The War Memorial (1916-21) with its regiment of sculpted bronze figures by Goscombe John probably comes closest to uniting the tastes and concerns of the paternalistic provider and the surrounding community. Every community deserves visible expression of the respect due to relatives, colleagues, friends and neighbours whose lives have been lost in defence of the nation but few are favoured with such an ambitious but simultaneously intimate memorial as this one. Children and adults, servicemen and civilians, male and female, all play their sculptural part in the defence of the village and all are realistically portrayed without distortion or sentiment and therein lies the emotional authority. Of all the civic memorials and projects at Port Sunlight this one has the greatest integrity and authenticity.
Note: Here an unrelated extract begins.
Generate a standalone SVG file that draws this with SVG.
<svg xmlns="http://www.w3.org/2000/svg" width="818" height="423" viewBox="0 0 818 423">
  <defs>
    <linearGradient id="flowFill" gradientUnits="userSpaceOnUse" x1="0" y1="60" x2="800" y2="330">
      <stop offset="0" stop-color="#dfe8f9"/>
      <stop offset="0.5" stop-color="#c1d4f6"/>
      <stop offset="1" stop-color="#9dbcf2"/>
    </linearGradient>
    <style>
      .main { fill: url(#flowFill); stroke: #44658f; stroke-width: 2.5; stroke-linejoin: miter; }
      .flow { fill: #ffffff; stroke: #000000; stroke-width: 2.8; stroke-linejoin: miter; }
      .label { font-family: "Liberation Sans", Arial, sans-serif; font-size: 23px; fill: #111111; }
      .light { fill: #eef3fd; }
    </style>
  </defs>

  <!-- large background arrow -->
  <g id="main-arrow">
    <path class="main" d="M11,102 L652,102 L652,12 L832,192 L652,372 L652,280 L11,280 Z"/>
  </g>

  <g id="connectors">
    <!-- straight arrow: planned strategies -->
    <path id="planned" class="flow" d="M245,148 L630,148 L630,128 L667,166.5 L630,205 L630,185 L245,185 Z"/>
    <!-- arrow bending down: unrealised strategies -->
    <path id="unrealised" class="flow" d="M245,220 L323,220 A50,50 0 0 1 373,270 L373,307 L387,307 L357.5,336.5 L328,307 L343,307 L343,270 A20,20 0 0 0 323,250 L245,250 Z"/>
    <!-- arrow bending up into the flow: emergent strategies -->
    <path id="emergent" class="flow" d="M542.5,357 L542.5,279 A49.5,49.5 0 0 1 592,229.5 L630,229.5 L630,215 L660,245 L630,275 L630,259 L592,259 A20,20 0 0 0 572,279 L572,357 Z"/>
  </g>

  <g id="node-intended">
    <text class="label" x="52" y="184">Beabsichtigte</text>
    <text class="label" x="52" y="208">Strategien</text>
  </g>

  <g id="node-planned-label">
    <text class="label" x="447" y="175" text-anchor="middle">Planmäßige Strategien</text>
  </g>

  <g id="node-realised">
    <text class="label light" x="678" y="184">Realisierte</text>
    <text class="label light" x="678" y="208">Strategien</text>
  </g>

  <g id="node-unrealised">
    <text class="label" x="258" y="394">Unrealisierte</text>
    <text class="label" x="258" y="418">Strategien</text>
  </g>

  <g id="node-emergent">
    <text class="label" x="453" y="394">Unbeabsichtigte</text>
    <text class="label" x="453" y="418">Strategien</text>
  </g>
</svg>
Port Sunlight today is a conservation area managed by the Port Sunlight Village Trust in accordance with a 2007 Conservation and Management Plan (CMP). Home ownership is subject to restrictive covenants that, among other things require residents to observe specified colour schemes when repainting their property and follow detailed guidance when planting front gardens. Lime mortar must be used when re-pointing brickwork. A detailed survey in 2006 identified a variety of concerns about maintenance and the incremental disappearance of original features and the plan was put in place to address them. Two paragraphs from the CMP throw light on some of the social tensions arising from the evolution of the village from rental to owner occupation. Redrow Homes have recently built 12 houses (described as The New Heritage Collection) in a feeble approximation of “Port Sunlight Style” that look a lot more Redrow than Port Sunlight. The Trust has recently upset many residents with plans for an additional 12 family houses on vacant land on the former Gardeners’ Store at the south east corner of the village.
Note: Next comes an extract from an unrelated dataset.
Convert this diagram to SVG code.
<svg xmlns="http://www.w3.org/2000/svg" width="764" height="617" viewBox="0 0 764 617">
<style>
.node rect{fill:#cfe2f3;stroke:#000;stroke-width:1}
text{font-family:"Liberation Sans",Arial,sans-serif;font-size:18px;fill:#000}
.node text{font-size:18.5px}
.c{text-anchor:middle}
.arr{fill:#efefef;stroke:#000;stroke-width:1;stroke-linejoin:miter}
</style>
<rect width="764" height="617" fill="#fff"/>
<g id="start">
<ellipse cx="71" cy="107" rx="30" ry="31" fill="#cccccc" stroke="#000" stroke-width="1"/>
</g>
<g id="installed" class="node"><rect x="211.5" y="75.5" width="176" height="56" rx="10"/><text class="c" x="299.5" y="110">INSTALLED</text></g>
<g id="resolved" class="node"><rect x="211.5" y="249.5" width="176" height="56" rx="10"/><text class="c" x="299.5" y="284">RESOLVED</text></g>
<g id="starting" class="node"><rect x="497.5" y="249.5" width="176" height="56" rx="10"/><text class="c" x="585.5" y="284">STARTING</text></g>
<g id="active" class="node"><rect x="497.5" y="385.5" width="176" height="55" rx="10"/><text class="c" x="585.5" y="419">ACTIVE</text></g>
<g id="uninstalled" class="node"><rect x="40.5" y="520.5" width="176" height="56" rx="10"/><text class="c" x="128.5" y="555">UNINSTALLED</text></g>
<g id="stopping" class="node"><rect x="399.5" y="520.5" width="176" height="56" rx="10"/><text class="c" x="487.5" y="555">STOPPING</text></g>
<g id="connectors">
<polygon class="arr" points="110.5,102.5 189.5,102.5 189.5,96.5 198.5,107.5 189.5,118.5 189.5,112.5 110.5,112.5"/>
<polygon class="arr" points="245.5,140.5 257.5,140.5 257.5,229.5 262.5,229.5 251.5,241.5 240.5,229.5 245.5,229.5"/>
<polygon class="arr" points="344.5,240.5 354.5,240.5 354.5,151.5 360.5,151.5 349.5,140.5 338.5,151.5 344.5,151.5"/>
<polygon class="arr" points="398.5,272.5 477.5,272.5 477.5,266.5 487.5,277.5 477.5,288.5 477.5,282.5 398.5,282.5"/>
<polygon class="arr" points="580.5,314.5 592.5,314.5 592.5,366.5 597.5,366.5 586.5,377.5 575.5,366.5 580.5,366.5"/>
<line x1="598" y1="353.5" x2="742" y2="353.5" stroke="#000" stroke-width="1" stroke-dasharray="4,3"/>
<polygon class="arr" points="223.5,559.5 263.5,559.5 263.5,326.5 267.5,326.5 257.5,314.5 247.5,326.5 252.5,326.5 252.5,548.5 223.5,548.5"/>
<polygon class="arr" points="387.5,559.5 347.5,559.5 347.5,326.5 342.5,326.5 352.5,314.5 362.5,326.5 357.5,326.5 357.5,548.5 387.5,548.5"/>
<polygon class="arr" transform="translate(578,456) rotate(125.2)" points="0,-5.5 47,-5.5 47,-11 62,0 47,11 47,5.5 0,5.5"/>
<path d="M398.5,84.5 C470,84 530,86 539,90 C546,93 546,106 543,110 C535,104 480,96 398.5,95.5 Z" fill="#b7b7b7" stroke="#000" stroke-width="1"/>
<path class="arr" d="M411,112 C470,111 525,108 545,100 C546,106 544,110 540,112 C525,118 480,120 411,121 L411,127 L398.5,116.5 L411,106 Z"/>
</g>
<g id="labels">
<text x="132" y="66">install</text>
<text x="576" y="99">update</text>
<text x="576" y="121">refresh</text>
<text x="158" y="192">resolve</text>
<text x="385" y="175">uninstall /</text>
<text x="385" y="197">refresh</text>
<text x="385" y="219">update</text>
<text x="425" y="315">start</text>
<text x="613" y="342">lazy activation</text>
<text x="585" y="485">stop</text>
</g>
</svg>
The Public Consultation Exercise revealed tensions between existing older residents and young people “invading” the Village from outside areas. It is noticeable that the Village has very few facilities for young people. There is no playground or space where they can congregate safely. At the public meeting the suggestion of providing more facilities for young people, including a playground, was very strongly resisted. The impression given was that young people should not be attracted into the Village and should be “encouraged to leave”. Many of the residents at the consultation event confessed to being “threatened” by the presence of young people in the Village.
If Port Sunlight is to avoid being classed as a “Retirement Village” then it must seek ways to incorporate new developments which cater for families with children and younger couples/single people. There should also be an element of more “affordable housing”, possibly using ‘shared equity’ models to encourage people into home ownership who would otherwise be unable to afford a property within the Village.